The first bottle was exactly as described, a full 2 ml mini bottle of the parfum concentration in perfect condition. The bottle is hand-painted, bluish colored iridescent glass, made to look like an archaeological artifact. The screw-cap has a cracked gold finish, and around the neck of the bottle is a gold tie with the name tag. The second bottle was not the 7 ml of EdT that I thought I was buying. Instead, it is another completely full 2 ml parfum mini, but in a reddish-orange colored bottle with the same shape, patina, and tag as the first one. Interesting.
On closer inspection, the tag on the blue bottle has a black border, but the border on the orange bottle is red. The bottom of the blue bottle has “JM3” stamped into the glass, but the orange one has “JM4”. The most telling feature, though was what is written on the back of the tags. The tag on the blue bottle says “Exotic Oriental” and the tag on the orange bottle says “Woody Modern”. That explains why the two perfumes smell so different. I feel like Alice in Wonderland holding two bottles, which will make me either grow or shrink depending on which one I choose.
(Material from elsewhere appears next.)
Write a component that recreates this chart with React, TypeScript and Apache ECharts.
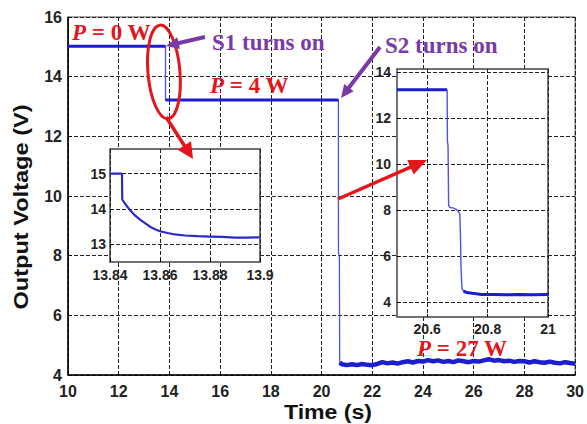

The solution, of course, was to try one on each wrist, blue on the left, orange on the right. Since these perfumes have been discontinued for over 20 years, I have no idea whether they still smell the way they did back in the 20th century, but they’re both unique. I think what impresses me most is that they match the bottles so perfectly, creating the impression of ancient perfumes that were discovered in an archaeological dig, perfumes that have hunkered down and survived underground for thousands of years, ever since they were used by a long-dead bathing beauty. I’m blown away!
Both perfumes have an odd, dusty, musty base that reminds me of earth, stone, sandalwood incense, and wood that has been preserved by a desert climate for millennia. On top of this common theme, the perfume in the blue bottle is spicy, with cinnamon, dried roses, and other things that I can’t begin to identify. The perfume in the orange bottle is softer and fruitier, with anise-like notes. Both are absolutely unique and both are lovely in their own way. As they warm up on my skin, they produce an amazingly beautiful combined sillage. Jaded perfumista that I am, it’s not often that a perfume evokes deep emotions, but these two manage to do it.
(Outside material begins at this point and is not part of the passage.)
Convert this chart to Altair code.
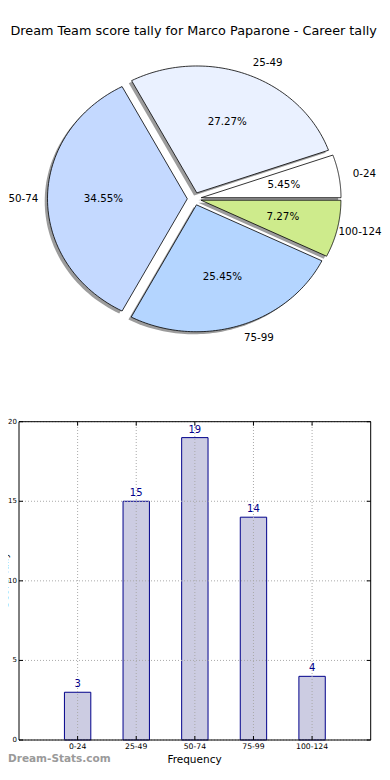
import altair as alt
import pandas as pd

# ---------------- data ----------------
TITLE = "Dream Team score tally for Marco Paparone - Career tally"
categories = ["0-24", "25-49", "50-74", "75-99", "100-124"]
counts = [3, 15, 19, 14, 4]
pie_colors = ["#FFFFFF", "#EAF1FF", "#C4D9FF", "#B4D5FF", "#CEEB8C"]
y_tick_values = [0, 5, 10, 15, 20]
X_TITLE = "Frequency"
Y_TITLE = "Score Tally"
WATERMARK = "Dream-Stats.com"

# ---------------- layout / style ----------------
FONT = "DejaVu Sans"
W, H = 374, 758                # fits the 390x780 window with its 8px margin
CX, CY = 186.3, 190.8          # pie centre (px)
RX, RY = 139.8, 126.9          # pie radii (px) - the original pie is slightly elliptical
EXPLODE = 0.05
SHADOW_DX, SHADOW_DY = -2.8, 2.5
NSEG = 72
LABEL_FS = 10.3
X_DOMAIN = [0, 6]
Y_DOMAIN = [0, 20]
X_RANGE = [11, 362.7]
Y_RANGE = [732, 413.7]
BAR_WIDTH = 0.45
BAR_FILL = "#CCCCE2"
BAR_EDGE = "#00008B"
GRID_COLOR = "#aaaaaa"

df = pd.DataFrame({
    "cat": categories,
    "count": counts,
    "color": pie_colors,
    "idx": list(range(len(categories))),
})
df["pos"] = df["idx"] + 1
ydf = pd.DataFrame({"v": y_tick_values})

base = alt.Chart(df)

# ---------------- pie ----------------
pie = (
    base.transform_joinaggregate(total="sum(count)")
    .transform_window(cum="sum(count)", sort=[alt.SortField("idx", order="ascending")], frame=[None, 0])
    .transform_calculate(a0="2*PI*(datum.cum - datum.count)/datum.total")
    .transform_calculate(a1="2*PI*datum.cum/datum.total")
    .transform_calculate(am="(datum.a0 + datum.a1)/2")
    .transform_calculate(ox=f"{CX} + {EXPLODE * RX}*cos(datum.am)")
    .transform_calculate(oy=f"{CY} - {EXPLODE * RY}*sin(datum.am)")
)

pts = (
    pie.transform_calculate(step=f"sequence(-1, {NSEG + 2})")
    .transform_flatten(["step"])
    .transform_calculate(inarc=f"datum.step >= 0 && datum.step <= {NSEG}")
    .transform_calculate(ang=f"datum.a0 + (datum.a1 - datum.a0)*clamp(datum.step, 0, {NSEG})/{NSEG}")
    .transform_calculate(px=f"datum.inarc ? datum.ox + {RX}*cos(datum.ang) : datum.ox")
    .transform_calculate(py=f"datum.inarc ? datum.oy - {RY}*sin(datum.ang) : datum.oy")
)

shadow = (
    pts.transform_calculate(sx=f"datum.px + ({SHADOW_DX})")
    .transform_calculate(sy=f"datum.py + ({SHADOW_DY})")
    .mark_line(fill="#9c9c9c", stroke="transparent", strokeWidth=0, interpolate="linear")
    .encode(
        x=alt.X("sx:Q", scale=None, axis=None),
        y=alt.Y("sy:Q", scale=None, axis=None),
        detail="cat:N",
        order="step:Q",
    )
)

wedges = (
    pts.mark_line(stroke="black", strokeWidth=0.8, strokeJoin="round", interpolate="linear")
    .encode(
        x=alt.X("px:Q", scale=None, axis=None),
        y=alt.Y("py:Q", scale=None, axis=None),
        detail="cat:N",
        order="step:Q",
        fill=alt.Fill("color:N", scale=None),
    )
)

pct = (
    pie.transform_calculate(tx=f"datum.ox + 0.6*{RX}*cos(datum.am)")
    .transform_calculate(ty=f"datum.oy - 0.6*{RY}*sin(datum.am)")
    .transform_calculate(label="format(100*datum.count/datum.total, '.2f') + '%'")
    .mark_text(font=FONT, fontSize=LABEL_FS, color="black", align="center", baseline="middle")
    .encode(
        x=alt.X("tx:Q", scale=None, axis=None),
        y=alt.Y("ty:Q", scale=None, axis=None),
        text="label:N",
    )
)

# labels sit at 1.1 radius; they are only nudged if they would leave the drawing
labs = (
    pie.transform_calculate(lx=f"datum.ox + 1.1*{RX}*cos(datum.am)")
    .transform_calculate(ly=f"datum.oy - 1.1*{RY}*sin(datum.am)")
    .transform_calculate(tw=f"{LABEL_FS}*(0.636*(length(datum.cat) - 1) + 0.361)")
)
lab_right = (
    labs.transform_filter("cos(datum.am) > 0")
    .transform_calculate(lxx=f"min(datum.lx, {W} - 0.5 - datum.tw)")
    .mark_text(font=FONT, fontSize=LABEL_FS, color="black", align="left", baseline="middle")
    .encode(x=alt.X("lxx:Q", scale=None, axis=None), y=alt.Y("ly:Q", scale=None, axis=None), text="cat:N")
)
lab_left = (
    labs.transform_filter("cos(datum.am) <= 0")
    .transform_calculate(lxx="max(datum.lx, 0.5 + datum.tw)")
    .mark_text(font=FONT, fontSize=LABEL_FS, color="black", align="right", baseline="middle")
    .encode(x=alt.X("lxx:Q", scale=None, axis=None), y=alt.Y("ly:Q", scale=None, axis=None), text="cat:N")
)

# ---------------- bar chart ----------------
xs = alt.Scale(domain=X_DOMAIN, range=X_RANGE, nice=False, zero=False)
ys = alt.Scale(domain=Y_DOMAIN, range=Y_RANGE, nice=False, zero=False)

bar_data = (
    base.transform_calculate(x0=f"datum.pos - {BAR_WIDTH / 2}")
    .transform_calculate(x1=f"datum.pos + {BAR_WIDTH / 2}")
    .transform_calculate(ylo=str(Y_DOMAIN[0]), yhi=str(Y_DOMAIN[1]))
)

bars = bar_data.mark_rect(fill=BAR_FILL, stroke=BAR_EDGE, strokeWidth=1).encode(
    x=alt.X("x0:Q", scale=xs, axis=None),
    x2="x1:Q",
    y=alt.Y("count:Q", scale=ys, axis=None),
    y2="ylo:Q",
)

vgrid = bar_data.mark_rule(color=GRID_COLOR, strokeDash=[1, 2], strokeWidth=1).encode(
    x=alt.X("pos:Q", scale=xs, axis=None),
    y=alt.Y("ylo:Q", scale=ys, axis=None),
    y2="yhi:Q",
)

ybase = alt.Chart(ydf).transform_calculate(xlo=str(X_DOMAIN[0]), xhi=str(X_DOMAIN[1]))
hgrid = ybase.mark_rule(color=GRID_COLOR, strokeDash=[1, 2], strokeWidth=1).encode(
    y=alt.Y("v:Q", scale=ys, axis=None),
    x=alt.X("xlo:Q", scale=xs, axis=None),
    x2="xhi:Q",
)

frame = alt.Chart(pd.DataFrame({
    "x0": [X_DOMAIN[0]], "x1": [X_DOMAIN[1]], "y0": [Y_DOMAIN[0]], "y1": [Y_DOMAIN[1]]
})).mark_rect(fillOpacity=0, stroke="black", strokeWidth=1).encode(
    x=alt.X("x0:Q", scale=xs, axis=None), x2="x1:Q",
    y=alt.Y("y0:Q", scale=ys, axis=None), y2="y1:Q",
)

ytick_l = ybase.mark_rule(color="black", x2Offset=4).encode(
    y=alt.Y("v:Q", scale=ys, axis=None), x=alt.X("xlo:Q", scale=xs, axis=None), x2="xlo:Q")
ytick_r = ybase.mark_rule(color="black", x2Offset=-4).encode(
    y=alt.Y("v:Q", scale=ys, axis=None), x=alt.X("xhi:Q", scale=xs, axis=None), x2="xhi:Q")
xtick_b = bar_data.mark_rule(color="black", y2Offset=-4).encode(
    x=alt.X("pos:Q", scale=xs, axis=None), y=alt.Y("ylo:Q", scale=ys, axis=None), y2="ylo:Q")
xtick_t = bar_data.mark_rule(color="black", y2Offset=4).encode(
    x=alt.X("pos:Q", scale=xs, axis=None), y=alt.Y("yhi:Q", scale=ys, axis=None), y2="yhi:Q")

ytl = ybase.mark_text(font=FONT, fontSize=7, align="right", baseline="middle", dx=-2, color="black").encode(
    x=alt.X("xlo:Q", scale=xs, axis=None), y=alt.Y("v:Q", scale=ys, axis=None), text="v:Q")
xtl = bar_data.mark_text(font=FONT, fontSize=7.7, align="center", baseline="top", dy=3, color="black").encode(
    x=alt.X("pos:Q", scale=xs, axis=None), y=alt.Y("ylo:Q", scale=ys, axis=None), text="cat:N")

vals = bar_data.mark_text(font=FONT, fontSize=10, align="center", baseline="alphabetic", dy=-5, color=BAR_EDGE).encode(
    x=alt.X("pos:Q", scale=xs, axis=None), y=alt.Y("count:Q", scale=ys, axis=None), text="count:Q")


def free_text(text, x, y, **kw):
    return alt.Chart(pd.DataFrame({"t": [text]})).mark_text(font=FONT, **kw).encode(
        x=alt.value(x), y=alt.value(y), text="t:N")


title = free_text(TITLE, 185.7, 22.5, fontSize=12.8, align="center", baseline="middle", color="black")
xtitle = free_text(X_TITLE, 186.5, 752, fontSize=10.5, align="center", baseline="middle", color="black")
ytitle = free_text(Y_TITLE, 2, 572, fontSize=10.5, align="center", baseline="bottom", angle=270, color="black")
wm = free_text(WATERMARK, 0, 751, fontSize=10.5, fontWeight="bold", align="left", baseline="middle", color="#9a9a9a")

chart = alt.layer(
    shadow, wedges, pct, lab_right, lab_left, title,
    bars, vgrid, hgrid, frame, ytick_l, ytick_r, xtick_b, xtick_t,
    ytl, xtl, vals, xtitle, ytitle, wm,
).properties(
    width=W, height=H, autosize=alt.AutoSizeParams(type="none"), padding=0,
).configure_view(stroke=None)

chart.save("out.html", embed_options={"renderer": "svg", "actions": False})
Maybe the thing that moves me the most is that, without intentionally doing so, I am wearing both of these perfumes on mother’s day. Could it have been a subconscious desire to celebrate the fact that my mother realized her lifelong dream of visiting Israel a few years ago, shortly before she became too sick to travel? This trip was all she wanted to talk about on my last visit with her, so her memories are fresh in my mind.
So on this mother’s day 2011, I’ll celebrate my mother’s life, her memories, and the serendipitous enjoyment of two surprising perfumes that have unexpectedly come to symbolize my mother and her dreams.